— MATERIAL PROVIDED —
*****
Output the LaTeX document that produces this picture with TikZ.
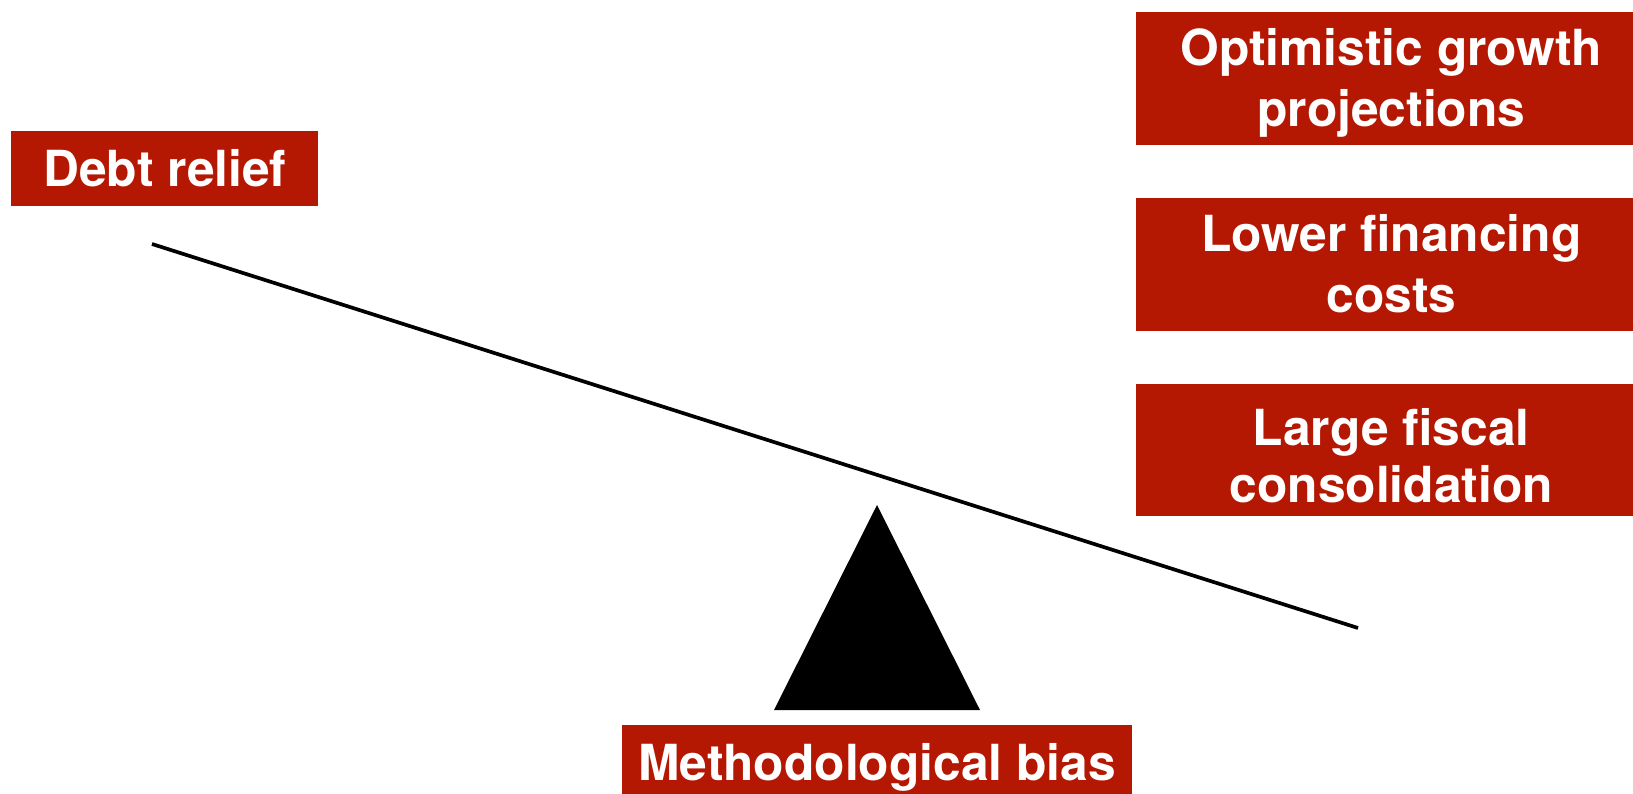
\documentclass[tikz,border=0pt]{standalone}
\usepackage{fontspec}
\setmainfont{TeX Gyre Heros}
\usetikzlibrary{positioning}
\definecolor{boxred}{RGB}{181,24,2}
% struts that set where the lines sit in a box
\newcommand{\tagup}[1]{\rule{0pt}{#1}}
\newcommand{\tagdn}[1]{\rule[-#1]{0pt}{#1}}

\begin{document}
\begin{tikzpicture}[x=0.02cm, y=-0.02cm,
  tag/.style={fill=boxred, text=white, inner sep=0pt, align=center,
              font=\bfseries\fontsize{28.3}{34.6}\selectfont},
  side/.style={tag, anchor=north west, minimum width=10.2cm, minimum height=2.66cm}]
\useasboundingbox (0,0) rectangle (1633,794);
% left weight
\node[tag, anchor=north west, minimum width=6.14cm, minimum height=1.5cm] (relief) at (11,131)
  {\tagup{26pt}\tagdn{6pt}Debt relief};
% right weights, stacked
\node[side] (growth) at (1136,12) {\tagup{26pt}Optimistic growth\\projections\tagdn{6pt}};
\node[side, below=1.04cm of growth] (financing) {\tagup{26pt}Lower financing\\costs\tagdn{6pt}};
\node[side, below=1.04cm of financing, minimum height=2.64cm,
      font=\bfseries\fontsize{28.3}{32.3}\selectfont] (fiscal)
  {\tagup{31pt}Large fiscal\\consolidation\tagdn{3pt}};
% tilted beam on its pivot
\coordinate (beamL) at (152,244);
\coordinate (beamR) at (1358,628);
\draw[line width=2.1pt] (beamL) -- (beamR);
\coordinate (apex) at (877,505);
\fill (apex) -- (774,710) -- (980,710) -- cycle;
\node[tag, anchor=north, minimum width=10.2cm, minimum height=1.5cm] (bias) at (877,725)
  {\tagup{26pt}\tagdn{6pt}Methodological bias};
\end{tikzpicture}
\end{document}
*****
— TO BE DONE —
Without the pictures, write out the whole listing above exactly as it appears.

— PROBLEM SOLUTION —
Output the LaTeX document that produces this picture with TikZ.
\documentclass[tikz,border=0pt]{standalone}
\usepackage{fontspec}
\setmainfont{TeX Gyre Heros}
\usetikzlibrary{positioning}
\definecolor{boxred}{RGB}{181,24,2}
% struts that set where the lines sit in a box
\newcommand{\tagup}[1]{\rule{0pt}{#1}}
\newcommand{\tagdn}[1]{\rule[-#1]{0pt}{#1}}

\begin{document}
\begin{tikzpicture}[x=0.02cm, y=-0.02cm,
  tag/.style={fill=boxred, text=white, inner sep=0pt, align=center,
              font=\bfseries\fontsize{28.3}{34.6}\selectfont},
  side/.style={tag, anchor=north west, minimum width=10.2cm, minimum height=2.66cm}]
\useasboundingbox (0,0) rectangle (1633,794);
% left weight
\node[tag, anchor=north west, minimum width=6.14cm, minimum height=1.5cm] (relief) at (11,131)
  {\tagup{26pt}\tagdn{6pt}Debt relief};
% right weights, stacked
\node[side] (growth) at (1136,12) {\tagup{26pt}Optimistic growth\\projections\tagdn{6pt}};
\node[side, below=1.04cm of growth] (financing) {\tagup{26pt}Lower financing\\costs\tagdn{6pt}};
\node[side, below=1.04cm of financing, minimum height=2.64cm,
      font=\bfseries\fontsize{28.3}{32.3}\selectfont] (fiscal)
  {\tagup{31pt}Large fiscal\\consolidation\tagdn{3pt}};
% tilted beam on its pivot
\coordinate (beamL) at (152,244);
\coordinate (beamR) at (1358,628);
\draw[line width=2.1pt] (beamL) -- (beamR);
\coordinate (apex) at (877,505);
\fill (apex) -- (774,710) -- (980,710) -- cycle;
\node[tag, anchor=north, minimum width=10.2cm, minimum height=1.5cm] (bias) at (877,725)
  {\tagup{26pt}\tagdn{6pt}Methodological bias};
\end{tikzpicture}
\end{document}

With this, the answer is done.